:: Material

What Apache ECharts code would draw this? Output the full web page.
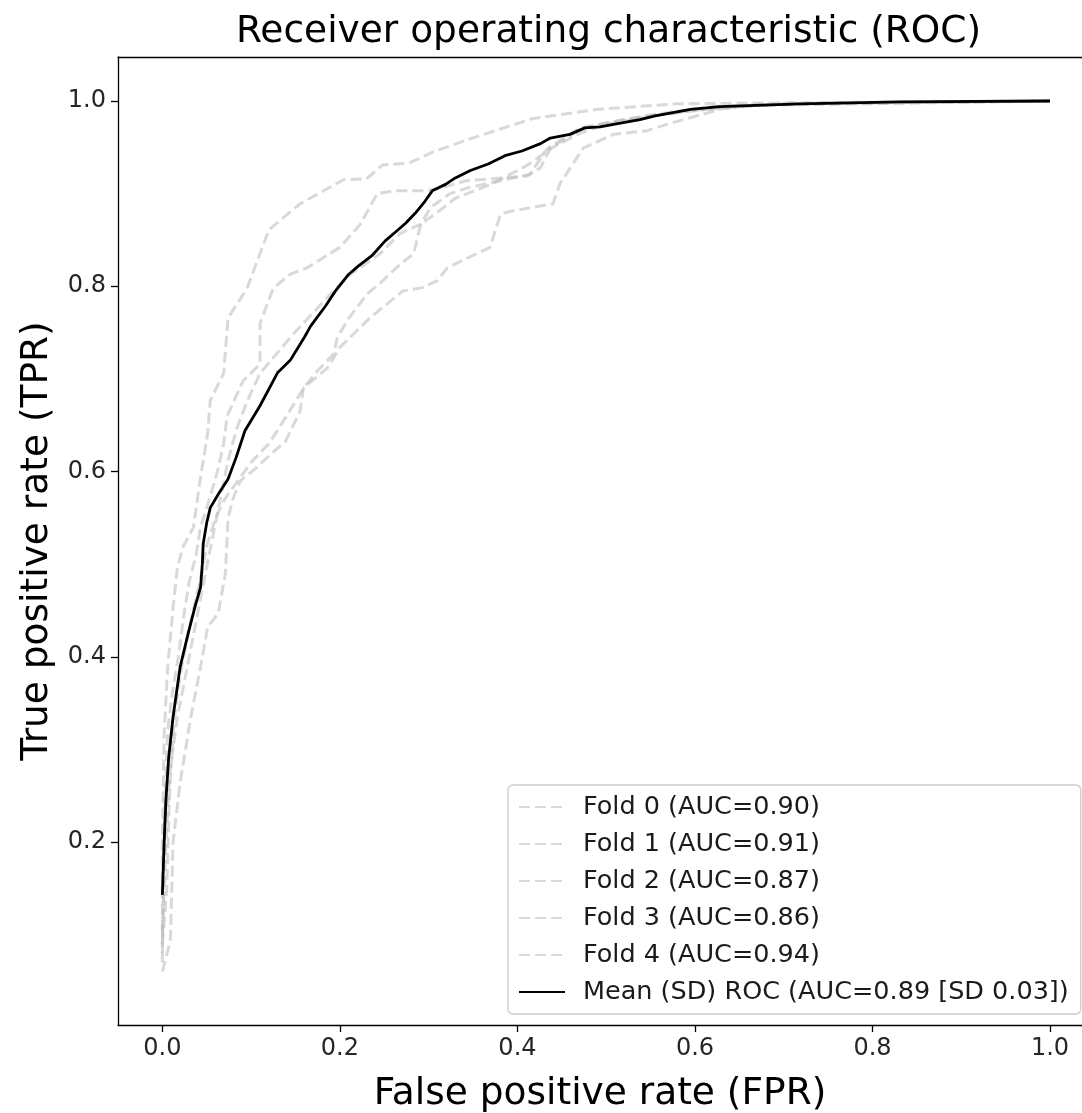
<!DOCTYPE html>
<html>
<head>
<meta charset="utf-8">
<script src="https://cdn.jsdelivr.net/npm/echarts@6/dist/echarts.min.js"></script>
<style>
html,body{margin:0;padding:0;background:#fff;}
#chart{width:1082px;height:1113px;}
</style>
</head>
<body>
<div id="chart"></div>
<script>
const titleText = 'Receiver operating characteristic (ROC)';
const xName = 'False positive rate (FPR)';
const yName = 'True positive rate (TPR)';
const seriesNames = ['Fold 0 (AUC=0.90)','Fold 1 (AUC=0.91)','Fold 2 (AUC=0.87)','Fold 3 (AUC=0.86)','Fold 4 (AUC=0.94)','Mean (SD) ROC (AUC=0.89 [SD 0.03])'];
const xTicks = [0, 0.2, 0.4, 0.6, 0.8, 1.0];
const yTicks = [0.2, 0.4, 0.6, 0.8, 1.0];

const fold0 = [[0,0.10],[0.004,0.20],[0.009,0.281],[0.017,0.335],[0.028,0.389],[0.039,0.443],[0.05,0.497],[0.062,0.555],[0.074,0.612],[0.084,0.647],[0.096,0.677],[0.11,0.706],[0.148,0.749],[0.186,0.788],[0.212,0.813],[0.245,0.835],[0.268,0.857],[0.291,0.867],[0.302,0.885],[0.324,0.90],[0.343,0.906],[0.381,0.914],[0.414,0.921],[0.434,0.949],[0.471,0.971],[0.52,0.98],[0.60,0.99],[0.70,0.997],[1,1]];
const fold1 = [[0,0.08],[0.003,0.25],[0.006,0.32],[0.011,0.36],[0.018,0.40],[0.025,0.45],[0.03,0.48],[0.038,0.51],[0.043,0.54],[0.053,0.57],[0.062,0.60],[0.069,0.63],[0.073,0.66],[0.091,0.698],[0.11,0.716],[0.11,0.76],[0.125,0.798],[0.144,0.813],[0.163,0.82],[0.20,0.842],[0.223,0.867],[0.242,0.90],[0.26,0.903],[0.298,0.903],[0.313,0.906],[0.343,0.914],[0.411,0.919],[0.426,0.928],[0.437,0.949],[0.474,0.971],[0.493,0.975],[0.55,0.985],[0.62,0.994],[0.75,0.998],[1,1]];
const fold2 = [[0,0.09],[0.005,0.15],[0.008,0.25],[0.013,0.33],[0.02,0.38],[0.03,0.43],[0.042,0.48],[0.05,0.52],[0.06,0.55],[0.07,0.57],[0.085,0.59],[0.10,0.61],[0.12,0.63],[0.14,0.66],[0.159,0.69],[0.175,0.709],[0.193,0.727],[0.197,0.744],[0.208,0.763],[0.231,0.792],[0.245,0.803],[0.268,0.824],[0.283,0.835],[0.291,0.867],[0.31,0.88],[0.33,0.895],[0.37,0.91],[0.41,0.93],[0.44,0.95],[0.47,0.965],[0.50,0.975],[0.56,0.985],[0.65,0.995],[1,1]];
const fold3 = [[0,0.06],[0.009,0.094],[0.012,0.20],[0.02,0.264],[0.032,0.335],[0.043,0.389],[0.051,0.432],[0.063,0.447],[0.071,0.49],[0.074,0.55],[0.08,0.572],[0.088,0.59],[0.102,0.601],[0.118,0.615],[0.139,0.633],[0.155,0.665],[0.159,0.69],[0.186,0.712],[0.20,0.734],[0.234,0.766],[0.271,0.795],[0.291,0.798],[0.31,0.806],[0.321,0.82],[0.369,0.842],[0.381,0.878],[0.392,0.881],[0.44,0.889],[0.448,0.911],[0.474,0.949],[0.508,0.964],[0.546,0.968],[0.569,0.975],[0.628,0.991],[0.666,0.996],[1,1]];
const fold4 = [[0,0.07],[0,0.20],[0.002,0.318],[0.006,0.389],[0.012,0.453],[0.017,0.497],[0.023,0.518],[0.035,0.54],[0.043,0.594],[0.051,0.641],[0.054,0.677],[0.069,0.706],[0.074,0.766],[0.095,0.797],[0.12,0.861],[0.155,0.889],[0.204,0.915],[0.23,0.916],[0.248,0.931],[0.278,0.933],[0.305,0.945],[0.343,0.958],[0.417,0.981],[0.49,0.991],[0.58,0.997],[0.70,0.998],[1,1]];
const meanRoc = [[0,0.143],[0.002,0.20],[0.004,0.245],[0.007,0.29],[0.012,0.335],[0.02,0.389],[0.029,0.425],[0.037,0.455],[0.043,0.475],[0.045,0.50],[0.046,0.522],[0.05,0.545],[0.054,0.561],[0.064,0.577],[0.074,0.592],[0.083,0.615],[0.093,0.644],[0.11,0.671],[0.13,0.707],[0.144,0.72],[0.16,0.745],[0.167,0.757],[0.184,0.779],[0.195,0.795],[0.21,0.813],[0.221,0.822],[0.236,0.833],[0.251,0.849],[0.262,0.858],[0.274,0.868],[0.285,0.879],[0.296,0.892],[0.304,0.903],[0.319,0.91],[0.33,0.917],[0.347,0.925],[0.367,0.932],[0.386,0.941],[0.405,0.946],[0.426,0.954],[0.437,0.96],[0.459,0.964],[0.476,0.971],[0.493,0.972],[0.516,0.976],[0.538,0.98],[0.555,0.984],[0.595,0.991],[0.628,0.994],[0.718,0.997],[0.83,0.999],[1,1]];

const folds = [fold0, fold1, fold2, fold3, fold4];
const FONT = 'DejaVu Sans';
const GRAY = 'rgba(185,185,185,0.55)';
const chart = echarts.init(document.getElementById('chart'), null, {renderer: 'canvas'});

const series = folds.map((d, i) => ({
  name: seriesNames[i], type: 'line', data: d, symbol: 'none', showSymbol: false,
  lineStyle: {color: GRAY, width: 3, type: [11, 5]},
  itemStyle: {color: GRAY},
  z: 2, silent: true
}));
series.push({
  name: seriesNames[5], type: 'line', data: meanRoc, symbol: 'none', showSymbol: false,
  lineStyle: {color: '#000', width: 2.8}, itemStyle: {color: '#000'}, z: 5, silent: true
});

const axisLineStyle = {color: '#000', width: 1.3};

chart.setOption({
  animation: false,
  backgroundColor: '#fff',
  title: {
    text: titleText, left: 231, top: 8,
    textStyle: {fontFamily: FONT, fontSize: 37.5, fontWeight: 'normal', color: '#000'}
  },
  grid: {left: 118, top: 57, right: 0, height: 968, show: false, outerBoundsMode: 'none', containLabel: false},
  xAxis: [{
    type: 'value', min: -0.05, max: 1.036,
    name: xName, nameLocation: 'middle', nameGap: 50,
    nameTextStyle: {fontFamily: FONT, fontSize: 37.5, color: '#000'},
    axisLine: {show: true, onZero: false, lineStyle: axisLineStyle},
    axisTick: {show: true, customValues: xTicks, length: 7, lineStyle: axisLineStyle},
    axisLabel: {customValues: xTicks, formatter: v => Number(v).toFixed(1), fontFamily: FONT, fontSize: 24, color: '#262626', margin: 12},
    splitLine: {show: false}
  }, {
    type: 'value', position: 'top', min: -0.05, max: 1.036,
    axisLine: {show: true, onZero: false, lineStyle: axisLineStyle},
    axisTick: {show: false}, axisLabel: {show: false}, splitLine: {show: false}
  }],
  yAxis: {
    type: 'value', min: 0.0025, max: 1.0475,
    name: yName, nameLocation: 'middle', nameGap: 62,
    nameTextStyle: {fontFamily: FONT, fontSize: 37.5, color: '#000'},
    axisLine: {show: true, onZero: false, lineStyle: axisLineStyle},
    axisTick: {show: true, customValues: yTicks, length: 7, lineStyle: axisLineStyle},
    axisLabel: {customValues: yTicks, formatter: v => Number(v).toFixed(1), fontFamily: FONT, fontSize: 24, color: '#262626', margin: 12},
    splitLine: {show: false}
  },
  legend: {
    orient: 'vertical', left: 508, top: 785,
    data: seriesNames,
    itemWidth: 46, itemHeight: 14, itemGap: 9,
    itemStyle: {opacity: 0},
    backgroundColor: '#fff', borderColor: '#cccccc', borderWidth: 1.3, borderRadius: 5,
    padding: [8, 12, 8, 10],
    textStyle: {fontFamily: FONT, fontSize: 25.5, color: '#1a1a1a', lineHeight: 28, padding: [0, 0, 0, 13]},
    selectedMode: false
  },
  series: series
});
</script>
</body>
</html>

::::

Requirements |
Exactly reproduce the run of lines from the start of the listing through the line with "const yTicks = [0.2, 0.4, 0.6, 0.8, 1.0];", inclusive; pictures are not copied.

Response to this exercise |
What Apache ECharts code would draw this? Output the full web page.
<!DOCTYPE html>
<html>
<head>
<meta charset="utf-8">
<script src="https://cdn.jsdelivr.net/npm/echarts@6/dist/echarts.min.js"></script>
<style>
html,body{margin:0;padding:0;background:#fff;}
#chart{width:1082px;height:1113px;}
</style>
</head>
<body>
<div id="chart"></div>
<script>
const titleText = 'Receiver operating characteristic (ROC)';
const xName = 'False positive rate (FPR)';
const yName = 'True positive rate (TPR)';
const seriesNames = ['Fold 0 (AUC=0.90)','Fold 1 (AUC=0.91)','Fold 2 (AUC=0.87)','Fold 3 (AUC=0.86)','Fold 4 (AUC=0.94)','Mean (SD) ROC (AUC=0.89 [SD 0.03])'];
const xTicks = [0, 0.2, 0.4, 0.6, 0.8, 1.0];
const yTicks = [0.2, 0.4, 0.6, 0.8, 1.0];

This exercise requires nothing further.